In response to widespread dissatisfaction with the current defamation law a working group was established under Lord
Justice Neill to investigate how to streamline the procedure. The committee's report has resulted in the Lord Chancellor's Department issuing a consultation paper that includes a draft Defamation Bill. The aim of the Bill is to introduce new rules to make libel cases faster and more economic.
The suggestions are:
A defence if the publisher makes an “offer of amends”;
A summary procedure if there is “no reasonable prospect of success”;
A one-year limitation period.
The new offer of an amends procedure is intended to improve on the existing, but little used, rules relating to innocent publication of a libel. Under existing procedure the defendant has to prove that there was no intention to publish defamatory matter and be prepared to offer a suitably worded correction and apology by way of amends.
Under the new rules the onus is shifted to the plaintiff who has to prove that the defendant knew the material was defamatory or was indifferent to the possibility of defaming the plaintiff. To invoke this the defendant would have to assert that the publication was made innocently and offer a suitable apology and retraction. If the judge is satisfied the defendant was not acting with knowledge, or recklessly, and the offer is acceptable, the plaintiff can still recover compensatory damages.
Unfortunately the rules also provide that if the offer is “defective” the defendant cannot advance any defence. From the defendant's point of view it will often be preferable to defend a claim with a view to settling later rather than taking the risk of making an offer of amends that is judged to be defective.
The new summary procedure looks more radical, giving the judge power, if needed, to give summary judgement against a party whose case has “no reasonable prospect of success”. Further, if the judge considers that the plaintiff has a strong case and the defence will not succeed, a modest award of damages can be made in the plaintiff's favour, up to a fixed ceiling. It is proposed that this should be £10,000.
The changes to the sub-judice rule and the practice of more intervention from the bench in the conduct of all interlocutory hearings in the jury list has already made inroads into the practice of gagging writs. Hopefully this will help kill them off for good.
The one-year limitation is an excellent new rule but is weakened by a long list of proposed exceptions. These include:
The plaintiff not being aware of relevant facts;
The plaintiff not knowing about the publication in time;
The plaintiff trying to avoid litigation by seeking an alternative remedy;
If the viability of the claim depends on the outcome of other pending proceedings.
In any circumstances where the plaintiff can prove there are reasonable grounds for delay then the limitation period will be extended. A court will take account of surrounding factors such as whether evidence may have deteriorated with time.
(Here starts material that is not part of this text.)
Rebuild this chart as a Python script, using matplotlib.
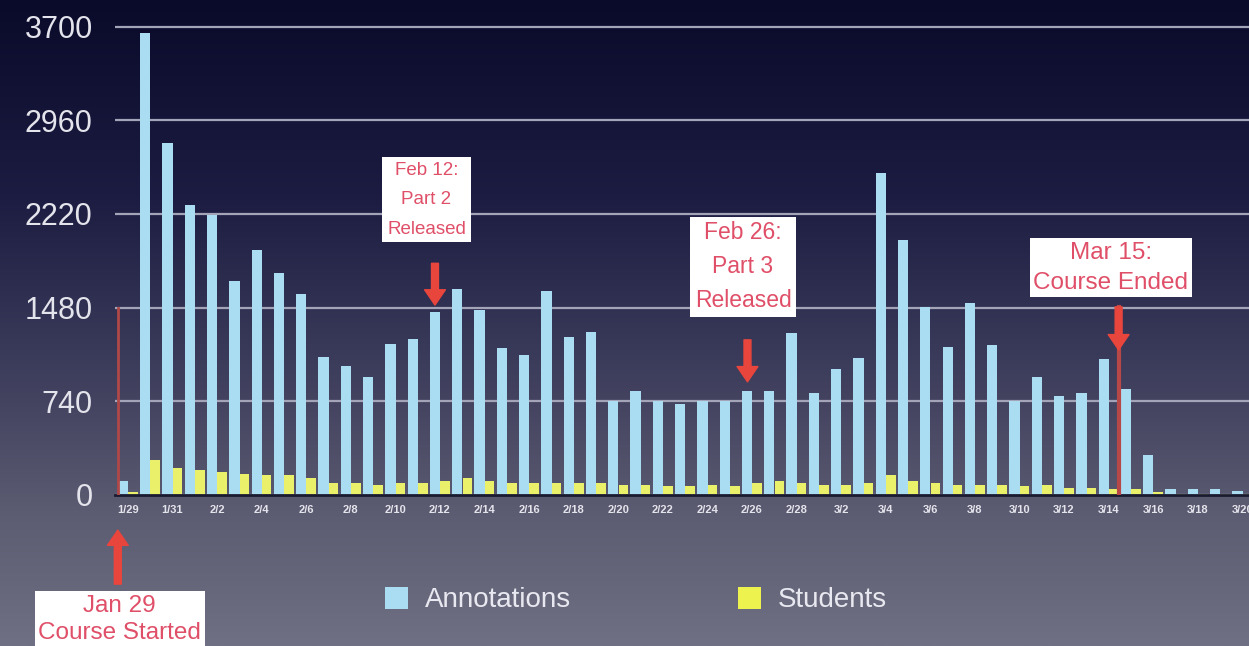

Once again the English legal system, in its effort to maintain the excellence of justice, seems set to overlook the consequences of introducing more rules.
The exceptions do not just weaken the effect of the rule but also add to delays by increasing the number of interlocutory applications. A strict one-year limitation without exceptions has worked well in most of the US and the Lord Chancellor's objectives of increasing speed and making libel litigation economic would be greatly enhanced if we adopted a strict one-year limitation period.
The most telling change in libel procedure was introduced quietly in February of this year by a practice direction issued by Justice Drake, the judge in charge of the jury list. He had the foresight to insist that the parties to a libel action may not agree to delay applying to the court for the matter to be set down for trial. The practice of agreeing to delay that all-important step has been eradicated at a stroke and will inevitably speed up all libel actions.
If the same rule were to be applied across all High Court actions it would have a similar effect but, ironically, because of the lack of judicial resources the system may not be able to cope.